If he recovers, it was all your skill
That brought him back to life. And that's better still. (19)
As is this bit, from Otho, the Miller's Son:
My father is a hard man,
Muscular and stout.
He swings a heavy cudgel
Whenever he walks out.
My grandfather was like him
A man of gain and sin:
They found him in the millpond
With his skull bashed in. (27)
I picked those three excerpts for their rhythm, too—try reading them out loud, pay attention to the different rhyme schemes, everything everything everything! The design in general is gorgeous, and then there are the illustrations by Robert Byrd, which I pored over again and again and again. (In case you can't tell, I have some serious heart eyes going right now.)
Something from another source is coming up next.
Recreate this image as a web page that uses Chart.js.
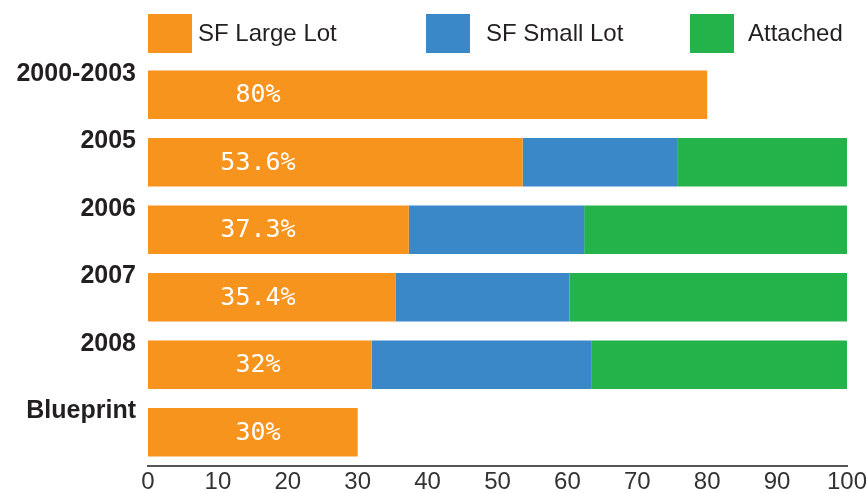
<!DOCTYPE html>
<html lang="en">
<head>
  <meta charset="UTF-8">
  <title>Housing Mix</title>
  <script src="https://cdn.jsdelivr.net/npm/chart.js"></script>
  <style>
    body {
      margin: 0;
      padding: 0;
      background-color: #fff;
    }
    .container {
      position: relative;
      width: 866px;
      height: 493px;
    }
  </style>
</head>
<body>
  <div class="container">
    <canvas id="housingChart"></canvas>
  </div>

  <script>
    var categories = ['2000-2003', '2005', '2006', '2007', '2008', 'Blueprint'];
    var seriesNames = ['SF Large Lot', 'SF Small Lot', 'Attached'];
    var largeLot = [80, 53.6, 37.3, 35.4, 32, 30];
    var smallLot = [0, 22.1, 25.1, 24.9, 31.4, 0];
    var attached = [0, 24.3, 37.6, 39.7, 36.6, 0];
    var xTicks = [0, 10, 20, 30, 40, 50, 60, 70, 80, 90, 100];

    var colors = ['#f7941e', '#3a88c8', '#24b24b'];
    var textColor = '#231f20';

    // legend drawn across the top with its own spacing
    var legendBoxX = [148, 426, 690];
    var legendTextX = [198, 486, 748];

    var topLegend = {
      id: 'topLegend',
      afterDraw: function(chart) {
        var ctx = chart.ctx;
        ctx.save();
        ctx.font = '24px "Liberation Sans", Arial, sans-serif';
        ctx.textBaseline = 'middle';
        ctx.textAlign = 'left';
        chart.data.datasets.forEach(function(ds, i) {
          ctx.fillStyle = ds.backgroundColor;
          ctx.fillRect(legendBoxX[i], 14, 44, 39);
          ctx.fillStyle = textColor;
          ctx.fillText(ds.label, legendTextX[i], 34);
        });
        ctx.restore();
      }
    };

    // white percentage labels inside the orange bars
    var barLabels = {
      id: 'barLabels',
      afterDatasetsDraw: function(chart) {
        var ctx = chart.ctx;
        var meta = chart.getDatasetMeta(0);
        var x = chart.chartArea.left + 110;
        ctx.save();
        ctx.font = '25px "DejaVu Sans Mono", monospace';
        ctx.fillStyle = '#fff';
        ctx.textAlign = 'center';
        ctx.textBaseline = 'middle';
        meta.data.forEach(function(bar, i) {
          ctx.fillText(largeLot[i] + '%', x, bar.y + 1);
        });
        ctx.restore();
      }
    };

    var ctx = document.getElementById('housingChart').getContext('2d');
    var chart = new Chart(ctx, {
      type: 'bar',
      data: {
        labels: categories,
        datasets: [
          { label: seriesNames[0], data: largeLot, backgroundColor: colors[0] },
          { label: seriesNames[1], data: smallLot, backgroundColor: colors[1] },
          { label: seriesNames[2], data: attached, backgroundColor: colors[2] }
        ]
      },
      options: {
        indexAxis: 'y',
        responsive: true,
        maintainAspectRatio: false,
        animation: false,
        layout: {
          autoPadding: false,
          padding: { top: 61, right: 19, bottom: 0, left: 0 }
        },
        datasets: {
          bar: {
            barPercentage: 0.72,
            categoryPercentage: 1,
            borderWidth: 0
          }
        },
        plugins: {
          legend: { display: false },
          tooltip: { enabled: false }
        },
        scales: {
          x: {
            stacked: true,
            min: 0,
            max: 100,
            afterBuildTicks: function(scale) {
              scale.ticks = xTicks.map(function(v) { return { value: v }; });
            },
            afterFit: function(scale) {
              scale.height = 26;
              scale.paddingLeft = 0;
              scale.paddingRight = 0;
            },
            grid: { display: false, drawTicks: false },
            border: { display: true, color: '#555', width: 2 },
            ticks: {
              padding: 2,
              color: '#333',
              font: { family: '"Liberation Sans", Arial, sans-serif', size: 24 }
            }
          },
          y: {
            stacked: true,
            afterFit: function(scale) {
              scale.width = 148;
            },
            grid: { display: false, drawTicks: false },
            border: { display: false },
            ticks: {
              padding: 12,
              labelOffset: -21,
              color: textColor,
              font: { family: '"Liberation Sans", Arial, sans-serif', size: 25, weight: 'bold' }
            }
          }
        }
      },
      plugins: [topLegend, barLabels]
    });
  </script>
</body>
</html>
Along character lines! In some cases, we only get one first-person view, but in others, the plays work together to give us a more three-dimensional image. Otho, for instance, comes off as boastful, proud of his father's ability to cheat his customers and looking forward to the time when he will take over the mill and continue the crooked family business. The next monologue, though, by Jack the Half-Wit, gives us another view of Otho—seeing him through someone else's eyes shows his vulnerability and his loyalty, and it shows just how much posturing he did in his own monologue. Taken together, those two monologues are a good lesson about unreliable narrators, or at the very least provide some commentary about how focusing on one aspect of someone's life isn't a tell-all.
In a book with this many voices, it stood out that the two characters with disabilities were pretty sidelined: Jack's story is more about Otho than it is about Jack himself. And Constance the Pilgrim, the only physically disabled character in the book, is entirely defined by her disability, with a monologue that ends:
For a hunchback's life is a life of scorn.
I have known more sorrow than tears can tell.